Claims on Ginger Being Better Than Chemo
WHAT IS THE TRENDING NEWS STORY
In September 2006 a social media post went viral stating that according to the findings of a US study, published in the British Journal of Nutrition, ginger extract can stop the development of prostate cancer cells when ingested in a daily dose of 100 mg per kilogram of human body weight, and that ginger is extremely effective in destroying cancer cells in ovarian, prostate, and colon cancer.
WHY THE STORY HAS MISINFORMATION
The America Cancer Society states that botanical supplements, including ginger, even though they are made of plant material and sold as “natural” products, are safe. But this doesn't indicate that all botanical supplements are truly safe for all individuals and all the different cases. Plants are made up of many chemicals, some of which can be helpful, while others can be poisonous or have the ability to cause allergies in some persons. This means that the botanicals which are marketed as “all natural” are not always helpful, and the reasons behind that vary. For example, they may not be well refined to remove all the potentially harmful chemicals in them. Also, concentrated extracts, which may be sold as liquids or pills, could contain the therapeutic chemicals of the plant, but in greater amounts that could be harmful because safety and doses are related even when it comes to natural therapeutics.
When it comes to using a botanical supplement as a treatment, the lack of supportive and comprehensive studies, which investigate all the different aspects of that specific plant or natural medicine regarding their efficacy and safety, may mean that the product is not always safe. For instance, ginger could be very harmful in certain patients, such as cancer patients who have a potential risk of increased bleeding, because of its blood-thinning effects.
Many studies have reported the potential anti-cancer effect of ginger against a variety of cancer types including skin, ovarian, colon, breast, cervical, oral, renal, prostate, gastric, pancreatic, liver, and brain cancer, but almost all these studies were conducted on experimental animals.
An analytical study published in 2015 concluded that, except for a few small and short clinical studies on human subjects, most of the known actions of ginger constituents were based only in vitro (in a test tube, culture dish, or elsewhere outside a living organism) and in vivo (on experimental animal). Therefore, to demonstrate its efficacy as an anti-cancer agent in humans, it was advised to have more extensive and well-controlled studies in humans.

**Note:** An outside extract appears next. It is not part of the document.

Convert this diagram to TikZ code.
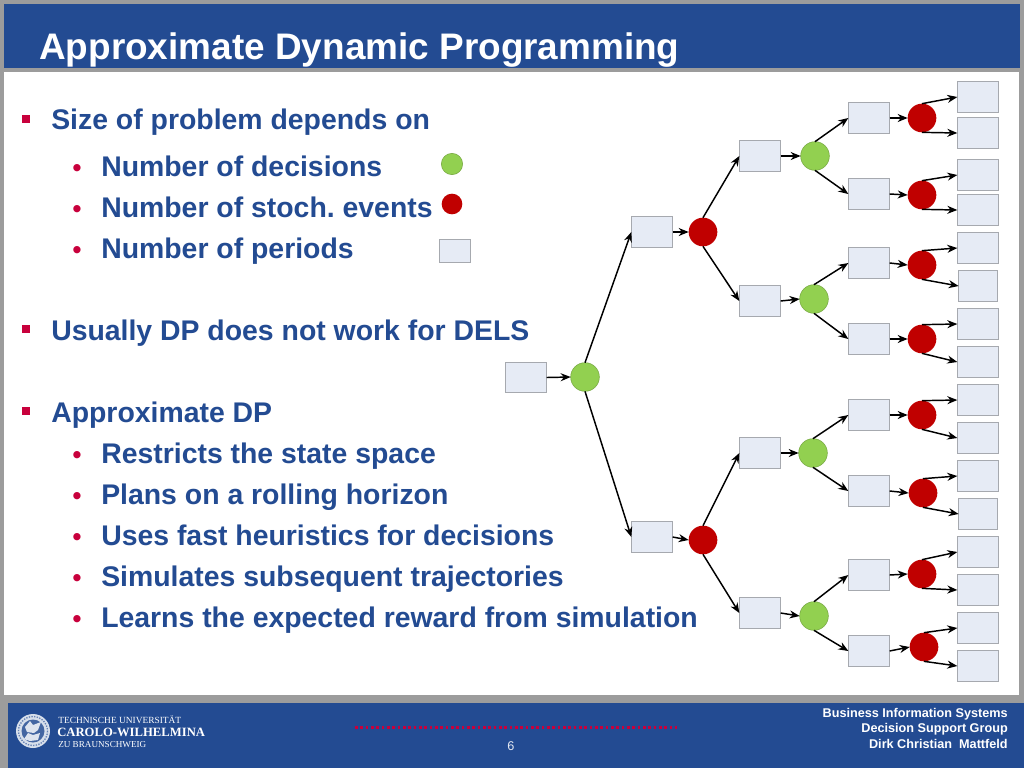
\documentclass[tikz,border=0pt]{standalone}
\usepackage{fontspec}
\setmainfont{Liberation Sans}
\newfontfamily\logofont{Liberation Serif}
\usetikzlibrary{arrows.meta}
\definecolor{uniblue}{HTML}{234B92}
\definecolor{framegray}{HTML}{9C9C9C}
\definecolor{boxfill}{HTML}{E6EBF5}
\definecolor{boxline}{HTML}{A6A9AF}
\definecolor{decgreen}{HTML}{92D050}
\definecolor{evred}{HTML}{C00000}
\definecolor{bulletred}{HTML}{C8003C}
\tikzset{
  statebox/.style={draw=boxline,fill=boxfill,line width=.8pt,minimum width=31pt,minimum height=23pt,inner sep=0pt,outer sep=0pt},
  decision/.style={circle,draw=decgreen!80!black,line width=.4pt,fill=decgreen,minimum size=21.5pt,inner sep=0pt,outer sep=0pt},
  chance/.style={circle,fill=evred,minimum size=21.5pt,inner sep=0pt,outer sep=0pt},
  link/.style={draw=black,line width=1.1pt,-{Stealth[length=7.5pt,width=6pt]}},
  h1/.style={anchor=base west,text=uniblue,font=\bfseries\fontsize{21.3}{25}\selectfont,inner sep=0pt},
  bul/.style={anchor=center,fill=bulletred,minimum size=6pt,inner sep=0pt},
  dot/.style={anchor=base,text=bulletred,font=\bfseries\fontsize{19}{24}\selectfont,inner sep=0pt},
  foot/.style={anchor=base east,text=white,font=\bfseries\fontsize{9.5}{11}\selectfont,inner sep=0pt}
}
\begin{document}
\begin{tikzpicture}[x=.75pt,y=-.75pt]
\useasboundingbox (0,0) rectangle (1024,768);
\fill[framegray] (0,0) rectangle (1024,768);
\fill[uniblue] (4,4) rectangle (1020,68);
\fill[white] (4,72) rectangle (1019,695);
\fill[uniblue] (8,703) rectangle (1024,768);
\node[anchor=base west,text=white,font=\bfseries\fontsize{27.7}{32}\selectfont,inner sep=0pt] (title) at (39,59) {Approximate Dynamic Programming};
% text
\node[bul] (b1) at (26,118.5) {};
\node[h1] (t1) at (51,129.5) {Size of problem depends on};
\node[dot] (d1) at (77,176) {•};
\node[h1] (t2) at (101,176.5) {Number of decisions};
\node[dot] (d2) at (77,217) {•};
\node[h1] (t3) at (101,217.5) {Number of stoch.\ events};
\node[dot] (d3) at (77,258) {•};
\node[h1] (t4) at (101,258.5) {Number of periods};
\node[bul] (b2) at (26,329) {};
\node[h1] (t5) at (51,340.5) {Usually DP does not work for DELS};
\node[bul] (b3) at (26,411) {};
\node[h1] (t6) at (51,422.5) {Approximate DP};
\node[dot] (d4) at (77,463) {•};
\node[h1] (t7) at (101,463.5) {Restricts the state space};
\node[dot] (d5) at (77,504) {•};
\node[h1] (t8) at (101,504.5) {Plans on a rolling horizon};
\node[dot] (d6) at (77,545) {•};
\node[h1] (t9) at (101,545.5) {Uses fast heuristics for decisions};
\node[dot] (d7) at (77,586) {•};
\node[h1] (t10) at (101,586.5) {Simulates subsequent trajectories};
\node[dot] (d8) at (77,627) {•};
\node[h1] (t11) at (101,627.5) {Learns the expected reward from simulation};
% legend
\node[decision,minimum size=16pt] (lg) at (452,164) {};
\node[chance,minimum size=15.5pt] (lr) at (452,204) {};
\node[statebox,minimum width=23pt,minimum height=17.5pt] (lb) at (455,251) {};
% tree
\node[statebox] (s0) at (526,377.5) {};
\node[decision] (g0) at (585,377) {};
\node[statebox] (s1) at (652,232) {};
\node[chance] (r1) at (703,232) {};
\node[statebox] (s2) at (652,537) {};
\node[chance] (r2) at (703,540) {};
\foreach \n/\x/\y/\cx/\cy in {a/760/156/815/156,b/760/301/814/299,c/760/453/813/453,d/760/613/814/616}{
  \node[statebox] (s\n) at (\x,\y) {};
  \node[decision] (g\n) at (\cx,\cy) {};
}
\foreach \n/\y/\cx/\cy in {1/118/922/118,2/194/922/195,3/263/922/265,4/339/922/339,5/415/922/415,6/491/923/493,7/575/922/574,8/651/924/647}{
  \node[statebox] (m\n) at (869,\y) {};
  \node[chance] (q\n) at (\cx,\cy) {};
}
\foreach \n/\y in {1/97,2/133,3/175,4/210,5/248,7/324,8/362,9/400,10/438,11/476,13/552,14/590,15/628,16/666}{
  \node[statebox] (l\n) at (978,\y) {};
}
\node[statebox,minimum width=29pt] (l6) at (978,286) {};
\node[statebox,minimum width=29pt] (l12) at (978,514) {};
% connectors
\draw[link] (s0.east) -- (g0.west);
\draw[link] (g0.north) -- (s1.west);
\draw[link] (g0.south) -- (s2.west);
\draw[link] (s1.east) -- (r1.west);
\draw[link] (s2.east) -- (r2.west);
\draw[link] (r1.north) -- (sa.west);
\draw[link] (r1.south) -- (sb.west);
\draw[link] (r2.north) -- (sc.west);
\draw[link] (r2.south) -- (sd.west);
\foreach \n in {a,b,c,d} \draw[link] (s\n.east) -- (g\n.west);
\draw[link] (ga.north) -- (m1.west);
\draw[link] (ga.south) -- (m2.west);
\draw[link] (gb.north) -- (m3.west);
\draw[link] (gb.south) -- (m4.west);
\draw[link] (gc.north) -- (m5.west);
\draw[link] (gc.south) -- (m6.west);
\draw[link] (gd.north) -- (m7.west);
\draw[link] (gd.south) -- (m8.west);
\foreach \n in {1,...,8} \draw[link] (m\n.east) -- (q\n.west);
\foreach \q/\u/\l in {1/1/2,2/3/4,3/5/6,4/7/8,5/9/10,6/11/12,7/13/14,8/15/16}{
  \draw[link] (q\q.north) -- (l\u.west);
  \draw[link] (q\q.south) -- (l\l.west);
}
% footer: seal
\fill[white!82!uniblue] (33,731) circle (17);
\draw[uniblue!70!white,line width=1pt,dash pattern=on 1pt off 1pt] (33,731) circle (14.5);
\fill[uniblue!85!white] (33,731) circle (11.5);
\fill[white!85!uniblue] (25,727) -- (30,721) -- (33,725) -- (41,722) -- (38,730) -- (34,733) -- (27,732) -- cycle;
\fill[white!85!uniblue] (24,739) -- (28,733) -- (33,735) -- (40,733) -- (38,740) -- (30,741) -- cycle;
\node[anchor=base west,text=white,font=\logofont\fontsize{7.05}{8}\selectfont,inner sep=0pt] (u1) at (58,723.5) {TECHNISCHE UNIVERSITÄT};
\node[anchor=base west,text=white,font=\logofont\bfseries\fontsize{9.5}{12}\selectfont,inner sep=0pt] (u2) at (57,736.5) {CAROLO-WILHELMINA};
\node[anchor=base west,text=white,font=\logofont\fontsize{6.85}{8}\selectfont,inner sep=0pt] (u3) at (58,747) {ZU BRAUNSCHWEIG};
\draw[bulletred,line width=2pt,dash pattern=on 2pt off 2pt] (355,727.5) -- (677,727.5);
\node[anchor=base,text=white!88!uniblue,font=\fontsize{9.5}{11}\selectfont,inner sep=0pt] (pg) at (511,750) {6};
\node[foot] (f1) at (1008,717) {Business Information Systems};
\node[foot] (f2) at (1008,732.5) {Decision Support Group};
\node[foot] (f3) at (1008,748) {Dirk Christian\ \ Mattfeld};
\end{tikzpicture}
\end{document}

In one of the few short ginger studies on humans, the researchers studied the effect of ginger in 20 subjects for 28 days, and the results were inconclusive and in contrast to previous studies in humans as well as those conducted in a rat model.

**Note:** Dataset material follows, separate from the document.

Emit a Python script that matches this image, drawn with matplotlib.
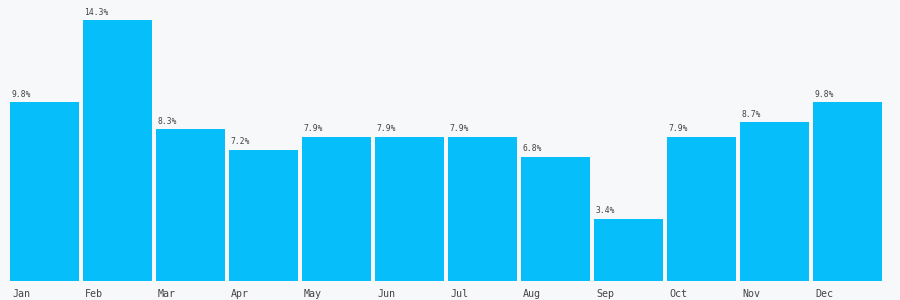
import matplotlib.pyplot as plt

months = ['Jan', 'Feb', 'Mar', 'Apr', 'May', 'Jun', 'Jul', 'Aug', 'Sep', 'Oct', 'Nov', 'Dec']
share = [9.8, 14.3, 8.3, 7.2, 7.9, 7.9, 7.9, 6.8, 3.4, 7.9, 8.7, 9.8]

bg = '#f7f8fa'
bar_color = '#05befa'
text_color = '#444444'

fig = plt.figure(figsize=(9, 3), dpi=100, facecolor=bg)
ax = fig.add_axes([10 / 900, 19 / 300, 872 / 900, 273.8 / 300])
ax.set_facecolor(bg)

width = 0.945
xs = list(range(len(months)))
ax.bar(xs, share, width=width, align='edge', color=bar_color)

# value label above each bar, left aligned
for x, v in zip(xs, share):
    ax.annotate(f'{v}%', (x, v), xytext=(1, 2.5), textcoords='offset points',
                ha='left', va='bottom', fontsize=5.8, family='DejaVu Sans Mono',
                color=text_color)

# month names under the bars
for x, m in zip(xs, months):
    ax.annotate(m, (x, 0), xytext=(1.5, -5.5), textcoords='offset points',
                ha='left', va='top', fontsize=7.2, family='DejaVu Sans Mono',
                color=text_color)

ax.set_xlim(0, len(months) - 1 + width)
ax.set_ylim(0, 15)
ax.set_xticks([])
ax.set_yticks([])
for s in ax.spines.values():
    s.set_visible(False)

fig.savefig('out.png', dpi=100, facecolor=bg)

Although the researchers of the study suggested that ginger may have a chemopreventive effect (ability to suppress or reverse the process of cancer), the mechanism of that potential effect remained unclear. They also found that ginger lacks the ability to lower the risk of colorectal cancer in those who are at increased risk for this malignancy.
Differences between these various studies could be due to different doses and formulations of the ginger products, the absorption and metabolism of ginger in in vivo environments, or differential effects of ginger on different tissue types or in situations of underlying inflammation. A clear challenge with natural health products, such as ginger, is the heterogeneity of ginger preparations. So, it's not always safe to go on a trial of ginger or other botanical sources of complementary medicines without the existence of solid comprehensive studies, especially when there is much less known about all uses and effects of ginger on different health conditions.